Starting with the first line of the listing, quote each line exactly until and including the one with "9.52, 0, 9.52];", leaving pictures out.

COLLECTED DATA ::
★ ★ ★

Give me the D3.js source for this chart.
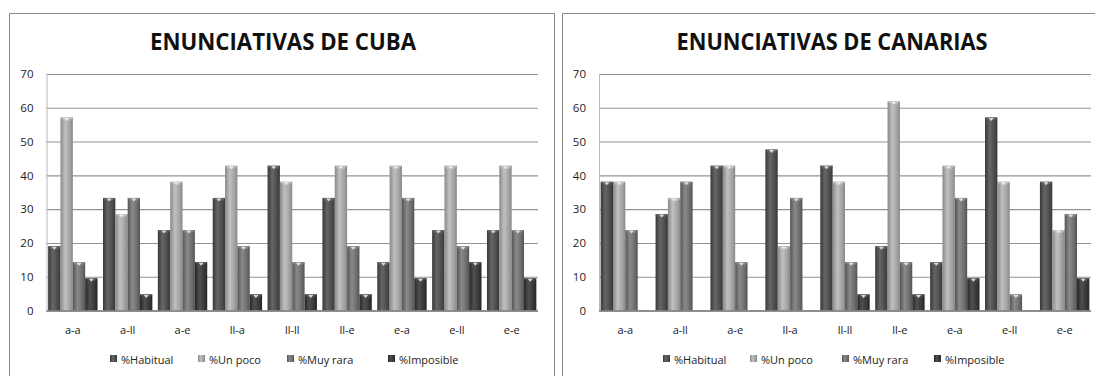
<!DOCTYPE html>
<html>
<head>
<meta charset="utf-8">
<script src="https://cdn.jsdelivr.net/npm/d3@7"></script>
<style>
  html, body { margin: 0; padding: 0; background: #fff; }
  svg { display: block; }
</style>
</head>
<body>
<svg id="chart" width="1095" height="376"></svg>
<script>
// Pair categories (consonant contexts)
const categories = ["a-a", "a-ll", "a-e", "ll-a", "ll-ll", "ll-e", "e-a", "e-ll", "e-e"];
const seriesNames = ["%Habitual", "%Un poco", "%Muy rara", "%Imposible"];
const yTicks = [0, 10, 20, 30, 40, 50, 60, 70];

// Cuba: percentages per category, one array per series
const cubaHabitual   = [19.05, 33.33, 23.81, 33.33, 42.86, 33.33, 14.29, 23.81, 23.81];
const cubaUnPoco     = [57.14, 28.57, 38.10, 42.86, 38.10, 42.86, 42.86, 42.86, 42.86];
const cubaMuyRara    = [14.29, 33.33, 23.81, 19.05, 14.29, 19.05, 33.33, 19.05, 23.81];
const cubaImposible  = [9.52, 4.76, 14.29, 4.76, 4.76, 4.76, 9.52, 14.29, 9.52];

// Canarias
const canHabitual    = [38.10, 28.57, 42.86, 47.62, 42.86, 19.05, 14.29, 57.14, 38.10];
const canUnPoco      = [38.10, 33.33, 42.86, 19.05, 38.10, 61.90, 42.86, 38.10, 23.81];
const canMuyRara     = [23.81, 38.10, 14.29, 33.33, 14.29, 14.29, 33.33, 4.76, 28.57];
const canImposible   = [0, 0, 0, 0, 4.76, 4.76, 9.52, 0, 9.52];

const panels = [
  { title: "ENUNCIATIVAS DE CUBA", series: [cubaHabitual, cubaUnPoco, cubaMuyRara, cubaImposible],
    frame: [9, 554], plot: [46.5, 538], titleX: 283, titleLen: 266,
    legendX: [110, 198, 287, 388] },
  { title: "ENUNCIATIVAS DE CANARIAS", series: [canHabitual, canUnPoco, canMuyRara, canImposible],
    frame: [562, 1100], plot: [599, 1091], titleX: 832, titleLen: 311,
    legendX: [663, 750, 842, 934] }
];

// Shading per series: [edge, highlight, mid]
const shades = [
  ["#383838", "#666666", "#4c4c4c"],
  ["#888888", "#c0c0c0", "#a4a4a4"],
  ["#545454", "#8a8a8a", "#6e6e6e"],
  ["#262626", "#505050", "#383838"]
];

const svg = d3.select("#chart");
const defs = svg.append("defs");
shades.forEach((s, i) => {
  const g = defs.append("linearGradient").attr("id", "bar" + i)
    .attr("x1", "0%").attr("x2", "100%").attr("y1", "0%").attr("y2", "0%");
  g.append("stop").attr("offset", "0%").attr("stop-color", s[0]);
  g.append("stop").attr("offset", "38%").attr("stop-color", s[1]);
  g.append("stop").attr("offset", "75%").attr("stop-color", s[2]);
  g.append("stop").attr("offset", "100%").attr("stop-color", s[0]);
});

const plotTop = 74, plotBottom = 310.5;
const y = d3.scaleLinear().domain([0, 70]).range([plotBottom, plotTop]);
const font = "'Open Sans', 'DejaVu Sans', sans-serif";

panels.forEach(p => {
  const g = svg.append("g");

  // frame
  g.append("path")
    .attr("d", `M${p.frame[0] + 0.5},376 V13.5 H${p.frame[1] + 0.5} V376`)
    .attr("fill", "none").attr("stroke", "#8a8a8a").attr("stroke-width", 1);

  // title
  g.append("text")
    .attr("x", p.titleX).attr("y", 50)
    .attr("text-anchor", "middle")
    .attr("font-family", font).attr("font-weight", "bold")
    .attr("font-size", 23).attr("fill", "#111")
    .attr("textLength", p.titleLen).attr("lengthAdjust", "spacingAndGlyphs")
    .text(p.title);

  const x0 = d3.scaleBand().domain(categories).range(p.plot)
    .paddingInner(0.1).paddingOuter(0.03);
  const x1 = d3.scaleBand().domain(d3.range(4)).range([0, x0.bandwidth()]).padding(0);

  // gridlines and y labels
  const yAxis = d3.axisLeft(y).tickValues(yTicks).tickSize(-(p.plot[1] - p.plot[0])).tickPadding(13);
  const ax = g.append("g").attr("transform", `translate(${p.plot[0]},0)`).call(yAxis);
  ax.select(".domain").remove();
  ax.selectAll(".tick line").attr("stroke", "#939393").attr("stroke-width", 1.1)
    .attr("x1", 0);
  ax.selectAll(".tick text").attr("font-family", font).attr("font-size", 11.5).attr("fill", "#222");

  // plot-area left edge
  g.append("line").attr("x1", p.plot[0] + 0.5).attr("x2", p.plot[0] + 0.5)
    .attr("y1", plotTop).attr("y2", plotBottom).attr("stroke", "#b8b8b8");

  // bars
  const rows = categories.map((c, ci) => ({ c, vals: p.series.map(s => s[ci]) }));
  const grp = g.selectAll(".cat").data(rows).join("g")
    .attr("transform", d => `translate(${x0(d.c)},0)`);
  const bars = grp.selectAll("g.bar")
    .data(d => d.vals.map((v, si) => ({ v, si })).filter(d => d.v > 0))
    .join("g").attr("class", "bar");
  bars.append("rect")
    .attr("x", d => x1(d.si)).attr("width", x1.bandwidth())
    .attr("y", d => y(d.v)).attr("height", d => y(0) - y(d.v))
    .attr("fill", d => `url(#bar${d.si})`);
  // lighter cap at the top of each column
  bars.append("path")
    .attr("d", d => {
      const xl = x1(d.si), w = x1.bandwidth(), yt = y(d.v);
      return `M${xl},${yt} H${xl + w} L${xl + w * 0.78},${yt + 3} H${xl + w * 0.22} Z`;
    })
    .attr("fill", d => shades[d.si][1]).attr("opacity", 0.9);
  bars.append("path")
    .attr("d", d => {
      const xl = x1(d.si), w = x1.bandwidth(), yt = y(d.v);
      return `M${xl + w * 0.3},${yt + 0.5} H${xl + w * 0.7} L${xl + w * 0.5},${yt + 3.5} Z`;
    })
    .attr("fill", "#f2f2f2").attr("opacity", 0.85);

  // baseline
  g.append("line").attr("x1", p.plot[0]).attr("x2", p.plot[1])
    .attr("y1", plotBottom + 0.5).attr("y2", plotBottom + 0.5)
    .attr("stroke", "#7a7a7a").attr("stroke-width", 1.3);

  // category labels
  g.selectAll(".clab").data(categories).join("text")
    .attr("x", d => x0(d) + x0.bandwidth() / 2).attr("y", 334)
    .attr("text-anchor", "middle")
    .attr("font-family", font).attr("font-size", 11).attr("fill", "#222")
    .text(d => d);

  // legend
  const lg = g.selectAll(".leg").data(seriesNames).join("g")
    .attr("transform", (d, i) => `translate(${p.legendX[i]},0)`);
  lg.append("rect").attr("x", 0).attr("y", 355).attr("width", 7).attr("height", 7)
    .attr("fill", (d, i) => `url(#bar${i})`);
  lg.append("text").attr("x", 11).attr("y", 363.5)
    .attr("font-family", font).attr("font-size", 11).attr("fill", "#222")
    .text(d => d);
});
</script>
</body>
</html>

★ ★ ★

RESULT BELOW ::
Give me the D3.js source for this chart.
<!DOCTYPE html>
<html>
<head>
<meta charset="utf-8">
<script src="https://cdn.jsdelivr.net/npm/d3@7"></script>
<style>
  html, body { margin: 0; padding: 0; background: #fff; }
  svg { display: block; }
</style>
</head>
<body>
<svg id="chart" width="1095" height="376"></svg>
<script>
// Pair categories (consonant contexts)
const categories = ["a-a", "a-ll", "a-e", "ll-a", "ll-ll", "ll-e", "e-a", "e-ll", "e-e"];
const seriesNames = ["%Habitual", "%Un poco", "%Muy rara", "%Imposible"];
const yTicks = [0, 10, 20, 30, 40, 50, 60, 70];

// Cuba: percentages per category, one array per series
const cubaHabitual   = [19.05, 33.33, 23.81, 33.33, 42.86, 33.33, 14.29, 23.81, 23.81];
const cubaUnPoco     = [57.14, 28.57, 38.10, 42.86, 38.10, 42.86, 42.86, 42.86, 42.86];
const cubaMuyRara    = [14.29, 33.33, 23.81, 19.05, 14.29, 19.05, 33.33, 19.05, 23.81];
const cubaImposible  = [9.52, 4.76, 14.29, 4.76, 4.76, 4.76, 9.52, 14.29, 9.52];

// Canarias
const canHabitual    = [38.10, 28.57, 42.86, 47.62, 42.86, 19.05, 14.29, 57.14, 38.10];
const canUnPoco      = [38.10, 33.33, 42.86, 19.05, 38.10, 61.90, 42.86, 38.10, 23.81];
const canMuyRara     = [23.81, 38.10, 14.29, 33.33, 14.29, 14.29, 33.33, 4.76, 28.57];
const canImposible   = [0, 0, 0, 0, 4.76, 4.76, 9.52, 0, 9.52];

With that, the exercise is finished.